Friday felt something like a rock-star promotional tour. It started with the big press conference at ESPN, where a pensive Donovan sat in a plain, longsleeve navy ringer shirt next to a suited-up Gulati. Then it continued on to Rentschler Field, where Donovan would play for the final time in front of over 35,000 fans.
He flew in only for the match and did not train with the U.S. at all this week. When his time came to exit the match in the 41st minute – a few minutes longer than planned, thanks to a good showing, Klinsmann said – he embraced a group of players he mostly never played with throughout his 14-year career, as well as Klinsmann. (Donovan cracked after the game that Klinsmann told him in that moment that he should’ve taken him to Brazil, causing an uproar of laughter. Klinsmann, in a separate press conference, said he understands Donovan’s anger over being left off the World Cup team, but that the air was cleared earlier in the day.)
In a word, the whole setting was…strange.
“I’m not revealing anything here,” Donovan starts, honest as always. “Obviously this summer was difficult. The thought of being in this environment again didn’t seem all that appealing.
“But there are hard moments in life and there are difficult moments in life. I’ve been the beneficiary of mostly great moments in my soccer career. … This time it went against me and it was difficult for me. But at the end of the day I looked at the big picture and realized what a special day this would be for me. In many ways it’s meant to be. The way it came together was beautiful.”
[MORE: US, Ecuador draw | Player ratings | Complete coverage Donovan’s finale]
It’s no secret that Gulati was the technician of this whole tribute. He and Donovan go back to even before Donovan’s days with the senior team. Gulati wanted “to say goodbye in the right way,” he said earlier Friday at the press conference, and this was it.
Six hours later Mix Diskerud put the U.S. ahead in the 5th minute, on a play set up by Donovan down the left side. Four minutes later, Donovan nearly got on the board with an open header from 12 yards out that Ecuador goalkeeper Maximo Banguera parried wide.

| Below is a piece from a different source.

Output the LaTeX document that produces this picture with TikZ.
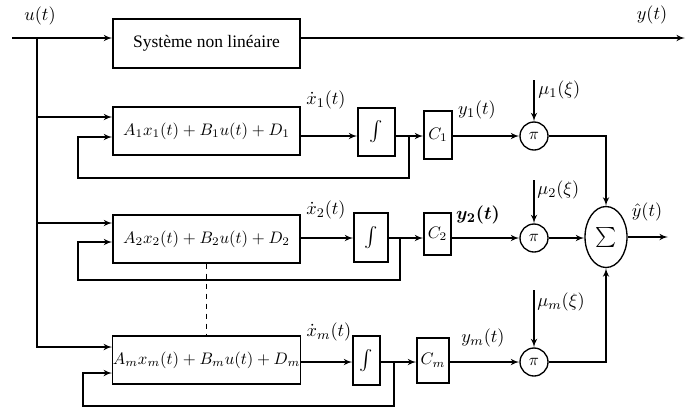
\documentclass[tikz,border=0pt]{standalone}
\usepackage{fontspec}
\setmainfont{Liberation Serif}
\usepackage{amsmath,bm}
\usepackage{tikz}
\usetikzlibrary{arrows,positioning,shapes.geometric}
\tikzstyle{sysbox}=[draw, minimum width=112.2pt, minimum height=29.4pt, inner sep=0pt]
\tikzstyle{modbox}=[draw, minimum width=112.2pt, minimum height=28.8pt, inner sep=0pt]
\tikzstyle{intbox}=[draw, minimum height=28.8pt, inner sep=0pt]
\tikzstyle{outbox}=[draw, inner sep=0pt]
\tikzstyle{mult}=[draw, circle, minimum size=16.8pt, inner sep=0pt]
\tikzstyle{summ}=[draw, ellipse, minimum width=25.2pt, minimum height=36.6pt, inner sep=0pt]
\tikzstyle{lbl}=[inner sep=1pt, font=\fontsize{11pt}{13pt}\selectfont]

\begin{document}
\begin{tikzpicture}[x=0.6pt,y=-0.6pt,>=latex',line width=0.8pt]
		    \useasboundingbox (0,0) rectangle (687,408);
		    \node [sysbox] (sys) at (206.5,43.5) {\fontsize{10.5pt}{12pt}\selectfont Système non linéaire};
		    \node [modbox] (A1) at (206.5,131) {$A_1x_1(t)+B_1u(t)+D_1$};
		    \node [modbox] (A2) at (206.5,239) {$A_2x_2(t)+B_2u(t)+D_2$};
		    \node [modbox] (Am) at (206.5,360) {$A_mx_m(t)+B_mu(t)+D_m$};
		    \node [intbox, minimum width=22.2pt] (I1) at (376.5,132) {\large$\int$};
		    \node [intbox, minimum width=20.4pt, minimum height=29.4pt] (I2) at (371,237.5) {\large$\int$};
		    \node [intbox, minimum width=16.2pt, minimum height=29.4pt] (Im) at (366.5,360.5) {\large$\int$};
		    \node [outbox, minimum width=16.8pt, minimum height=28.8pt] (C1) at (438,135) {$C_1$};
		    \node [outbox, minimum width=16.2pt, minimum height=25.2pt] (C2) at (437.5,234) {$C_2$};
		    \node [outbox, minimum width=19.2pt, minimum height=27pt] (Cm) at (433,360.5) {$C_m$};
		    \node [mult] (P1) at (534,136) {$\pi$};
		    \node [mult] (P2) at (534,238) {$\pi$};
		    \node [mult] (Pm) at (534,362) {$\pi$};
		    \node [summ] (S) at (606,237) {\large$\sum$};
		    % labels
		    \node [lbl] (lu) at (40,16) {$u(t)$};
		    \node [lbl] (ly) at (652,15) {$y(t)$};
		    \node [lbl] (ldx1) at (326,100) {$\dot x_1(t)$};
		    \node [lbl] (ldx2) at (326,210) {$\dot x_2(t)$};
		    \node [lbl] (ldxm) at (329,332) {$\dot x_m(t)$};
		    \node [lbl] (ly1) at (477,110) {$y_1(t)$};
		    \node [lbl] (ly2) at (478,215) {$\bm{y_2(t)}$};
		    \node [lbl] (lym) at (483,338) {$y_m(t)$};
		    \node [lbl, anchor=west] (lmu1) at (536,90) {$\mu_1(\xi)$};
		    \node [lbl, anchor=west] (lmu2) at (535,190) {$\mu_2(\xi)$};
		    \node [lbl, anchor=west] (lmum) at (535,302) {$\mu_m(\xi)$};
		    \node [lbl] (lyhat) at (647,212) {$\hat y(t)$};
		    % coordinates
		    \coordinate (in) at (12,38);
		    \coordinate (u0) at (37,38);
		    \coordinate (yout) at (685,38);
		    \coordinate (yhat) at (668,237);
		    \coordinate (j1) at (409,136);
		    \coordinate (j2) at (400,238);
		    \coordinate (jm) at (394,362);
		    \coordinate (fb1) at (78,178);
		    \coordinate (fb2) at (78,280);
		    \coordinate (fbm) at (83,406);
		    \coordinate (m1) at (534,80);
		    \coordinate (m2) at (534,180);
		    \coordinate (mm) at (534,290);
		    % connectors
		    \draw[->] (in) -- (in -| sys.west);
		    \draw[->] (sys.east |- in) -- (yout);
		    \draw[->] (u0) |- ([yshift=8.4pt]A1.west);
		    \draw[->] (u0) |- ([yshift=9.6pt]A2.west);
		    \draw[->] (u0) |- ([yshift=7.8pt]Am.west);
		    \draw[->] (A1.east |- P1) -- (I1.west |- P1);
		    \draw[->] (A2.east |- P2) -- (I2.west |- P2);
		    \draw[->] (Am.east |- Pm) -- (Im.west |- Pm);
		    \draw[->] (I1.east |- P1) -- (C1.west |- P1);
		    \draw[->] (I2.east |- P2) -- (C2.west |- P2);
		    \draw[->] (Im.east |- Pm) -- (Cm.west |- Pm);
		    \draw[->] (j1) |- (fb1) |- ([yshift=-3.6pt]A1.west);
		    \draw[->] (j2) |- (fb2) |- ([yshift=-1.8pt]A2.west);
		    \draw[->] (jm) |- (fbm) |- ([yshift=-7.8pt]Am.west);
		    \draw[->] (C1.east |- P1) -- (P1);
		    \draw[->] (C2.east |- P2) -- (P2);
		    \draw[->] (Cm.east |- Pm) -- (Pm);
		    \draw[->] (m1) -- (P1);
		    \draw[->] (m2) -- (P2);
		    \draw[->] (mm) -- (Pm);
		    \draw[->] (P1) -| (S);
		    \draw[->] (P2) -- (P2 -| S.west);
		    \draw[->] (Pm) -| (S);
		    \draw[->] (S) -- (yhat);
		    \draw[dashed] (A2.south) -- (Am.north);
		\end{tikzpicture}
\end{document}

And then came the 25th minute. Then came that perfect way to say goodbye: Donovan in behind, 1-v-1 with Banguera, after a Jozy Altidore backheel. Then came the chance Donovan so often converts. He beat Banguerea with a right-footed strike.
Dink.
Flush off the post.
“It would have been nice (to score), but that’s OK. It wasn’t meant to be,” Donovan said afterward.
He got another chance in the 38th minute, turning deceptively at the midfield line and creating a give-and-go with Altidore. But Donovan didn’t hit his right-footed effort cleanly, and it skipped wide from 18 yards out.

His record goal-scoring tally for the U.S. would remain at 57 goals, in his 157th and final international appearance.
The result was reduced to a 1-1 draw late, too, when World Cup standout Enner Valencia scored the equalizer for Ecuador in the 88th minute. But it didn’t spoil the night for Donovan, who didn’t get emotional until he stood on the field postgame and watched U.S. Soccer’s tribute video to him on the big screen (Klinsmann was nowhere in sight).
Donovan followed that with a lap of honor around a then less than half-full stadium, with blue-backed club seats and bleachers that looked white in the glare of the lights. Those who skipped the postgame pomp and circumstance created a red ring of brake lights around the stadium, traffic which seen from above created a fitting trio of colors.
Donovan exchanged several minute-long group hugs with family members, and then admittedly out of character joined the still-full American Outlaws section to lead an “I believe” chant. Another moment that maybe wasn’t in the cards, but one that maybe was just meant to be.
Donovan, speaking in his last postgame press conference as an active member of the U.S. national team, embraced it all.
“I think it was perfect the way it worked out.”